Common player patterns
- Good driver, inconsistent wedges: often too much shift and too much sweep for shorter clubs
- Good irons, poor driver: often too centered and too steep with the longer club
- Inconsistent with both: often trying to use one generic backswing for every shot
The goal is not to build two completely different golf swings. It is to understand where your stock pattern sits and make small, intelligent adjustments based on the club and the shot.
How to apply this in practice
The best way to use this information is to compare your driver backswing and iron backswing on video. You are looking for tendencies, not cosmetic perfection. Ask yourself whether your backswing is helping you create the impact conditions each club requires.
What to check with your irons
- Are you staying reasonably centered?
- Does your backswing support a consistent low point?
- Are you setting the club in a way that helps you strike down without getting overly steep?
What to check with your driver
- Do you allow enough trail-side pressure shift?
- Does your upper body look less cramped and less stacked over the ball?
- Are your shoulders and torso working in a way that lets you swing more behind the ball?
- Is your wrist set happening a little later rather than snatching the club up early?
A simple practice approach
- Hit a few short irons and feel a more centered backswing with a controlled wrist set.
- Then switch to driver and intentionally widen your stance and allow more pressure into the trail side.
- Let the body turn the club back longer before the wrists fully set.
- Film both swings from down the line and face on.
- Compare whether your backswing matchups actually change with the club.
If your driver and iron backswings look identical, that is often a clue that one of them is not being optimized.
Use the backswing to make the downswing easier
The backswing is not the whole story, but it does set the stage. A driver swing needs a backswing that supports shallowness, tilt, and speed. An iron swing needs a backswing that supports low-point control and a clean strike. When you understand those different demands, it becomes much easier to make sensible adjustments instead of forcing one pattern onto every club.

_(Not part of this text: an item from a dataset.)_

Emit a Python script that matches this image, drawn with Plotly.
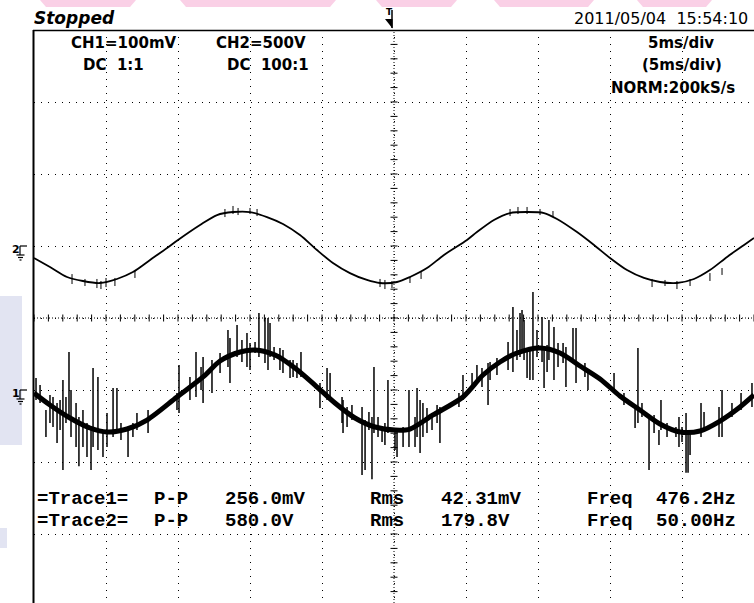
import plotly.graph_objects as go

# ---------------- data (read from the oscilloscope screen) ----------------
# time axis in ms (5 ms/div, 10 divisions), screen rows in divisions
ch1_t = [-25.0, -23.89, -22.5, -21.11, -19.93, -18.54, -17.15, -15.07, -13.26, -12.08,
         -10.69, -9.65, -8.26, -6.88, -5.49, -4.10, -2.71, -1.32, 0.07, 1.11,
         2.71, 4.79, 6.18, 7.36, 8.54, 10.14, 11.53, 12.92, 14.31, 15.69,
         17.08, 18.47, 19.86, 21.25, 22.64, 24.03, 25.0]
ch1_mv = [-4.2, -20.8, -38.9, -52.8, -58.3, -54.2, -41.7, -9.7, 18.1, 40.3,
          52.8, 55.6, 48.6, 30.6, 6.9, -18.1, -38.9, -51.4, -55.6, -54.2,
          -34.7, -9.7, 20.8, 38.9, 51.4, 58.3, 51.4, 33.3, 15.3, -8.3,
          -27.8, -47.2, -58.3, -56.9, -43.1, -23.6, -6.9]

# CH1 noise spikes: time (ms), top (mV), bottom (mV)
spk1_t = [-24.86, -24.58, -24.17, -23.89, -23.68, -23.40, -23.19, -22.99, -22.78, -22.57,
          -22.43, -22.08, -21.88, -21.60, -21.32, -21.04, -20.90, -20.56, -20.21, -19.93,
          -19.51, -19.24, -18.96, -18.47, -18.13, -17.85, -17.08, -15.07, -14.93, -14.17,
          -13.75, -13.40, -13.26, -12.64, -12.08, -11.53, -11.39, -10.90, -10.56, -10.21,
          -10.0, -9.65, -9.38, -8.96, -8.75, -8.61, -8.33, -7.92, -7.71, -7.22,
          -7.01, -6.74, -6.46, -5.14, -4.65, -4.44, -3.61, -3.54, -3.26, -2.92,
          -2.22, -2.01, -1.74, -1.53, -1.39, -1.11, -0.83, -0.63, -0.42, 0.07,
          0.21, 0.63, 1.04, 1.46, 1.60, 1.81, 2.01, 2.29, 2.64, 2.99,
          3.19, 4.51, 4.79, 5.42, 5.76, 6.11, 6.53, 6.67, 7.15, 7.92,
          8.26, 8.54, 8.75, 8.89, 9.03, 9.24, 9.44, 9.65, 9.93, 10.28,
          10.42, 10.63, 10.76, 11.11, 11.39, 11.74, 11.94, 12.43, 12.64, 13.26,
          13.47, 15.28, 15.97, 16.74, 16.94, 17.22, 17.71, 18.06, 18.40, 18.54,
          18.96, 19.58, 19.79, 20.0, 20.28, 20.42, 20.56, 21.32, 21.53, 22.57,
          22.78, 23.47, 24.10, 24.86]
spk1_hi = [16.7, 6.9, -27.8, -6.9, -9.7, -18.1, -13.9, 13.9, -9.7, 52.8,
           0.0, -18.1, -37.5, -27.8, -45.8, -51.4, 30.6, 18.1, -55.6, -31.9,
           2.8, 2.8, -45.8, -51.4, -45.8, -31.9, -27.8, -4.2, 34.7, 18.1,
           52.8, 31.9, 45.8, 41.7, 51.4, 83.3, 72.2, 90.3, 69.4, 79.2,
           65.3, 66.7, 106.9, 100.0, 100.0, 93.1, 59.7, 58.3, 55.6, 41.7,
           41.7, 37.5, 52.8, 9.7, 30.6, 23.6, -9.7, -13.9, -23.6, -20.8,
           -23.6, -41.7, -30.6, -37.5, 31.9, -37.5, -55.6, -45.8, 13.9, -55.6,
           -55.6, -51.4, 0.0, -37.5, 2.8, -13.9, -18.1, -25.0, -37.5, -20.8,
           -23.6, -4.2, 20.8, 23.6, 34.7, 30.6, 37.5, 38.9, 44.4, 66.7,
           115.3, 83.3, 106.9, 111.1, 97.2, 55.6, 58.3, 136.1, 83.3, 101.4,
           55.6, 62.5, 97.2, 87.5, 65.3, 65.3, 59.7, 86.1, 86.1, 37.5,
           25.0, 23.6, -4.2, -23.6, 58.3, -18.1, -34.7, -34.7, -55.6, -13.9,
           -45.8, -51.4, -37.5, -51.4, -31.9, -55.6, -55.6, -18.1, -30.6, -23.6,
           0.0, -18.1, -4.2, 9.7]
spk1_lo = [-13.9, -18.1, -65.3, -45.8, -51.4, -73.6, -55.6, -111.0, -45.8, -37.5,
           -65.3, -79.2, -106.0, -79.2, -93.1, -111.0, -79.2, -83.3, -93.1, -79.2,
           -65.3, -59.7, -69.4, -93.1, -65.3, -55.6, -59.7, -27.8, -31.9, -13.9,
           -9.7, 0.0, -18.1, -4.2, 23.6, 31.9, 9.7, 45.8, 38.9, 31.9,
           27.8, 51.4, 45.8, 37.5, 27.8, 45.8, 41.7, 27.8, 23.6, 16.7,
           18.1, 16.7, 18.1, -25.0, -13.9, -9.7, -45.8, -59.7, -51.4, -41.7,
           -118.0, -111.0, -55.6, -124.0, -59.7, -65.3, -72.2, -76.4, -59.7, -83.3,
           -93.1, -79.2, -79.2, -79.2, -65.3, -87.5, -65.3, -59.7, -55.6, -45.8,
           -73.6, -23.6, -13.9, 0.0, 9.7, 4.2, -20.8, 13.9, 20.8, 27.8,
           25.0, 41.7, 45.8, 51.4, 41.7, 16.7, 13.9, 13.9, 45.8, 38.9,
           2.8, 25.0, 41.7, 13.9, 31.9, 37.5, 4.2, 41.7, 9.7, 18.1,
           0.0, -4.2, -20.8, -52.8, -45.8, -37.5, -111.0, -59.7, -76.4, -55.6,
           -65.3, -65.3, -79.2, -72.2, -115.0, -115.0, -90.3, -65.3, -52.8, -65.3,
           -65.3, -37.5, -27.8, -23.6]

ch2_t = [-25.0, -23.89, -22.71, -21.60, -20.42, -19.24, -18.13, -16.94, -15.76, -15.0,
         -13.47, -12.29, -11.18, -10.0, -8.82, -7.71, -6.53, -5.35, -4.24, -3.06,
         -1.88, -0.97, 0.21, 1.11, 2.29, 3.47, 5.07, 5.76, 6.94, 8.06,
         9.24, 10.42, 11.32, 12.71, 13.89, 15.0, 16.18, 17.36, 18.47, 19.65,
         20.83, 21.94, 23.13, 24.31, 25.0]
ch2_v = [-83, -146, -215, -243, -257, -229, -181, -97, -14, 42,
         146, 215, 236, 236, 201, 153, 76, -28, -118, -188,
         -236, -257, -250, -215, -153, -62, 42, 97, 181, 229,
         236, 229, 188, 97, 7, -83, -167, -222, -250, -257,
         -229, -167, -76, 7, 56]

# CH2 small jitter: time (ms), top (V), bottom (V)
spk2_t = [-22.36, -21.46, -20.63, -20.35, -20.0, -19.38, -17.99, -11.74, -11.18, -10.83,
          -10.0, -9.51, -0.97, -0.63, -0.14, 1.11, 1.88, 8.06, 8.61, 9.24,
          10.14, 11.04, 17.92, 18.82, 19.65, 20.56, 21.94, 22.78]
spk2_hi = [-195, -229, -229, -243, -222, -222, -174, 257, 278, 264,
           264, 257, -229, -236, -243, -215, -174, 257, 271, 271,
           257, 243, -229, -236, -243, -229, -188, -153]
spk2_lo = [-264, -278, -292, -299, -285, -278, -222, 201, 222, 215,
           222, 208, -285, -299, -292, -257, -229, 208, 222, 222,
           215, 201, -285, -278, -299, -278, -243, -201]

# screen settings
ch1_scale_mv = 100     # mV/div
ch1_pos_div = -1       # ground marker position (div)
ch2_scale_v = 500      # V/div
ch2_pos_div = 1
time_div_ms = 5
n_hdiv = 10
n_vdiv = 8

status_text = "Stopped"
date_text = "2011/05/04  15:54:10"
ch1_info = ["CH1=100mV", "DC  1:1"]
ch2_info = ["CH2=500V", "DC  100:1"]
time_info = ["5ms/div", "(5ms/div)", "NORM:200kS/s"]
meas_names = ["=Trace1=", "=Trace2="]
meas_pp = ["256.0mV", "580.0V"]
meas_rms = ["42.31mV", "179.8V"]
meas_freq = ["476.2Hz", "50.00Hz"]

# ---------------- figure ----------------
W, H = 754, 603
LEFT, TOP, DIVPX = 34, 30, 72
ymin_div = -n_vdiv / 2 + (TOP + n_vdiv * DIVPX - H) / DIVPX
ymax_div = n_vdiv / 2
xhalf = n_hdiv / 2 * time_div_ms


def px(x):
    return x / W


def py(y):
    return 1 - y / H


def div_to_py(d):
    return TOP + (ymax_div - d) * DIVPX


def seg(ts, his, los):
    xs, ys = [], []
    for t, a, b in zip(ts, his, los):
        xs += [t, t, None]
        ys += [a, b, None]
    return xs, ys


fig = go.Figure()

# tick marks on centre lines
tick_x = [i * time_div_ms / 5 for i in range(-n_hdiv * 5 // 2, n_hdiv * 5 // 2 + 1)]
fig.add_trace(go.Scatter(x=tick_x, y=[0] * len(tick_x), mode="markers",
                         marker=dict(symbol="line-ns", size=5, line=dict(width=1, color="black")),
                         hoverinfo="skip"))
tick_y = [i / 5 for i in range(-n_vdiv * 5 // 2, n_vdiv * 5 // 2 + 1)]
fig.add_trace(go.Scatter(x=[0] * len(tick_y), y=tick_y, mode="markers",
                         marker=dict(symbol="line-ew", size=5, line=dict(width=1, color="black")),
                         hoverinfo="skip"))

# CH2
fig.add_trace(go.Scatter(x=ch2_t, y=ch2_v, yaxis="y3", mode="lines",
                         line=dict(color="black", width=1.8, shape="spline", smoothing=0.8)))
sx, sy = seg(spk2_t, spk2_hi, spk2_lo)
fig.add_trace(go.Scatter(x=sx, y=sy, yaxis="y3", mode="lines",
                         line=dict(color="black", width=1)))
# CH1
fig.add_trace(go.Scatter(x=ch1_t, y=ch1_mv, yaxis="y2", mode="lines",
                         line=dict(color="black", width=5, shape="spline", smoothing=0.8)))
sx, sy = seg(spk1_t, spk1_hi, spk1_lo)
fig.add_trace(go.Scatter(x=sx, y=sy, yaxis="y2", mode="lines",
                         line=dict(color="black", width=1.5)))

grid_common = dict(showgrid=True, gridcolor="black", gridwidth=1.2, griddash="1.2px,5.8px",
                   zeroline=False, showticklabels=False, ticks="", showline=False, fixedrange=True)
ydom_top = (H - TOP) / H
fig.update_layout(
    width=W, height=H, margin=dict(l=0, r=0, t=0, b=0),
    paper_bgcolor="white", plot_bgcolor="white", showlegend=False,
    xaxis=dict(domain=[LEFT / W, 1], range=[-xhalf, xhalf], tick0=-xhalf, dtick=time_div_ms, **grid_common),
    yaxis=dict(domain=[0, ydom_top], range=[ymin_div, ymax_div], tick0=0, dtick=1, **grid_common),
    yaxis2=dict(overlaying="y", visible=False, fixedrange=True,
                range=[(ymin_div - ch1_pos_div) * ch1_scale_mv, (ymax_div - ch1_pos_div) * ch1_scale_mv]),
    yaxis3=dict(overlaying="y", visible=False, fixedrange=True,
                range=[(ymin_div - ch2_pos_div) * ch2_scale_v, (ymax_div - ch2_pos_div) * ch2_scale_v]),
)

shapes = []
# watermark remnants
pink = "#fad0e6"
for x0, x1 in [(40, 136), (180, 336), (376, 457), (494, 594), (637, 712)]:
    shapes.append(dict(type="path", xref="paper", yref="paper", layer="below",
                       path=f"M {px(x0)} {py(0)} L {px(x1)} {py(0)} L {px(x1 - 6)} {py(7)} L {px(x0 + 6)} {py(7)} Z",
                       fillcolor=pink, line=dict(width=0)))
lav = "#e2e4f2"
for y0, y1, x1 in [(296, 445, 22), (528, 548, 7)]:
    shapes.append(dict(type="rect", xref="paper", yref="paper", x0=0, x1=px(x1),
                       y0=py(y1), y1=py(y0), fillcolor=lav, line=dict(width=0), layer="below"))
# centre lines
shapes.append(dict(type="line", xref="x", yref="y", x0=0, x1=0, y0=ymin_div, y1=ymax_div,
                   line=dict(color="black", width=1, dash="1px,2px")))
shapes.append(dict(type="line", xref="x", yref="y", x0=-xhalf, x1=xhalf, y0=0, y1=0,
                   line=dict(color="black", width=1, dash="1px,2px")))
# frame
shapes.append(dict(type="line", xref="paper", yref="paper", x0=px(33), x1=1, y0=py(30.5), y1=py(30.5),
                   line=dict(color="black", width=1.5)))
shapes.append(dict(type="line", xref="paper", yref="paper", x0=px(33.5), x1=px(33.5), y0=0, y1=py(30),
                   line=dict(color="black", width=2)))
# trigger marker
shapes.append(dict(type="line", xref="paper", yref="paper", x0=px(392), x1=px(392), y0=py(10), y1=py(28),
                   line=dict(color="black", width=1.5)))
shapes.append(dict(type="path", xref="paper", yref="paper",
                   path=f"M {px(385)} {py(19)} L {px(392.5)} {py(19)} L {px(392.5)} {py(28.5)} Z",
                   fillcolor="black", line=dict(width=0)))
# ground markers
for pos in (ch1_pos_div, ch2_pos_div):
    g = div_to_py(pos)
    for (xa, ya, xb, yb) in [(20, g, 27, g), (20, g, 20, g + 9), (16.5, g + 9, 24.5, g + 9),
                             (18, g + 11.5, 23, g + 11.5), (19.5, g + 14, 21.5, g + 14)]:
        shapes.append(dict(type="line", xref="paper", yref="paper", x0=px(xa), x1=px(xb),
                           y0=py(ya), y1=py(yb), line=dict(color="black", width=1.2)))
fig.update_layout(shapes=shapes)

ann = []


def text(s, x, y, anchor="left", size=14, family="DejaVu Sans", color="black"):
    ann.append(dict(text=s, x=px(x), y=py(y), xref="paper", yref="paper", showarrow=False,
                    xanchor=anchor, yanchor="middle", font=dict(size=size, family=family, color=color)))


text(f"<b><i>{status_text}</i></b>", 32, 18, size=17)
text(date_text, 750, 19, anchor="right", size=16)
text("<b>T</b>", 384, 12, size=9)
text("<b>2</b>", 10, div_to_py(ch2_pos_div) + 3, size=11)
text("<b>1</b>", 10, div_to_py(ch1_pos_div) + 3, size=11)

info_font = "DejaVu Sans"
text(f"<b>{ch1_info[0]}</b>", 69, 43, size=15, family=info_font)
text(f"<b>{ch1_info[1]}</b>", 81, 65, size=15, family=info_font)
text(f"<b>{ch2_info[0]}</b>", 214, 43, size=15, family=info_font)
text(f"<b>{ch2_info[1]}</b>", 225, 65, size=15, family=info_font)
text(f"<b>{time_info[0]}</b>", 681, 43, anchor="center", size=15, family=info_font)
text(f"<b>{time_info[1]}</b>", 682, 65, anchor="center", size=15, family=info_font)
text(f"<b>{time_info[2]}</b>", 673, 88, anchor="center", size=15, family=info_font)

mf = "Liberation Mono"
for i, yy in enumerate([499, 521]):
    text(f"<b>{meas_names[i]}</b>", 35, yy, size=19, family=mf)
    text("<b>P-P</b>", 152, yy, size=19, family=mf)
    text(f"<b>{meas_pp[i]}</b>", 223, yy, size=19, family=mf)
    text("<b>Rms</b>", 368, yy, size=19, family=mf)
    text(f"<b>{meas_rms[i]}</b>", 439, yy, size=19, family=mf)
    text("<b>Freq</b>", 585, yy, size=19, family=mf)
    text(f"<b>{meas_freq[i]}</b>", 654, yy, size=19, family=mf)

fig.update_layout(annotations=ann)
fig.write_html("out.html")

As you practice, focus on the three main driver changes:
- Less pronounced left tilt
- More pressure shift into the trail side
- Later wrist set in a more body-driven pivot
Those adjustments do not need to be dramatic. They just need to help you create the right delivery. If you build your backswing around the shot you actually want to hit, your swing becomes simpler, your contact improves, and the club starts working the way it was designed to work.